Now then... The Five Worst Dunk Contests...
1. The Wheel Was A Terrible Idea, Philadelphia, 2002
Nothing announced the decline of the dunk contest quite like "The Wheel", where players had to spin a giant wheel and try to replicate some of the greatest dunks in contests past. In theory? Not a bad idea. In practice, Steve Francis lost the contest because he couldn't palm a basketball, Charles Barkley realized this was a horrible idea almost instantly, and more than anything, The Wheel made it impossible to ignore the reality that, Post-Vince, the Dunk Contest had to rely on gimmicks and nods to history to stay relevant. This was really depressing at the time.
2. Nate Robinson, Dallas, 2010
I was at this Dunk Contest in Dallas, and all I remember is what felt like a million failed dunk attempts from Nate and how uncomfortable the crowd was while he tried to put each dunk together. The problem with a failed dunk attempt is it ruins the element of surprise. The problem with multiple failed dunk attempts is that everyone gets so uncomfortable that we don't even care if the dunk ever gets made, we just want it overwith. It's excruciating. I remember walking out of Dallas thinking, "Wow, it may really be time to cancel the Dunk Contest for good."
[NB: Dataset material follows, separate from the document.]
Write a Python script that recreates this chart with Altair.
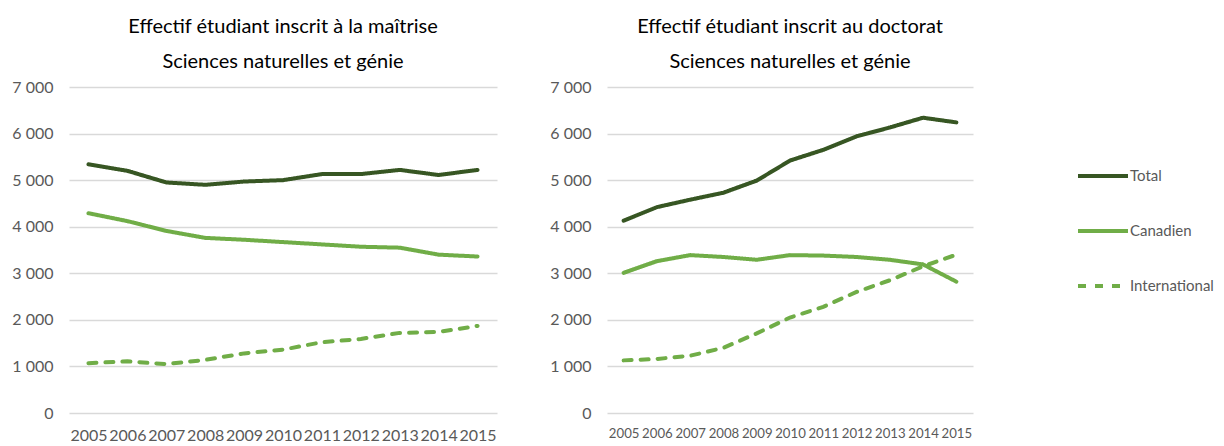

3. There Were Holes In That Blindfold! Orlando, 1993
Although, on second thought, this was still pretty great.
4. Jason Richardson in Los Angeles, 2004
GOT DAMN. The dunk above was the greatest dunk the contest has seen post-Vince, and maybe the best dunk we've ever seen, in general. Just unreal. The problem was that dunk contest didn't end there. There was still the Finals to play. What came next:
Jason Richardson ... threw the ball up high, and appeared to be trying to do the same dunk Jones did, only with the added twist of pulling it through his legs. But he missed his first attempt. Richardson tried it again, but missed again, only because he didn't hit the rim, he got another chance. Again he tried, and again he totally missed - yet missed the rim completely so he got another chance. This time he drove right down the middle and threw down a pretty nice but unspectacular 360.
Fred Jones threw the ball to a friend in the stands. The guy is a few rows back. He threw a lob, but Jones missed it, hitting the rim so it counts as a miss. They tried it again and the ball accidently bounced in like a layup. Unfortunately, if it hits the rim or goes in, it counts as a dunk. Weak. Jason Richardson needs a 42 to win the competition. He started in thtree-point range at the left elbow, threw the ball up, jumped to catch it and throw it down, hit the rim but missed. He can't replace it and got a low score.
So, after the most spectacular play the dunk contest had seen since Vince, we had to sit through a Finals where both guys missed their dunks badly, one guy dunked accidentally, and when it was all over, Jason Richardson didn't even win it. The contest was alive for a second there, and then worse than ever. Wonderful.
5. Really Just A KIA Commercial, Los Angeles, 2011
Javale should've won, Blake shouldn't have made the Finals, and even the car dunk wasn't THAT amazing. Any dunker could have dunked over the hood that KIA. Hook Mitchell once dunked over an actual car, and he's only 5'9. But... How many dunkers could DUNK THREE BALLS the way Javale did? He even had his mom make out with Julius Erving. Does that count for NOTHING?
But yeah, this was the dunk contest where you realized that absent actual creativity and superstars going head-to-head like 'Nique and M.J., the dunk contest's basically been reduced to an excuse for marketing and synergy. Which is okay, because it's still fun. But still. Blake Griffin won because he was more famous, and because the NBA let fans vote, and because KIA needed a spokesman, and because let's be honest here IT'S ALL A CONSPIRACY AGAINST THE WIZARDS.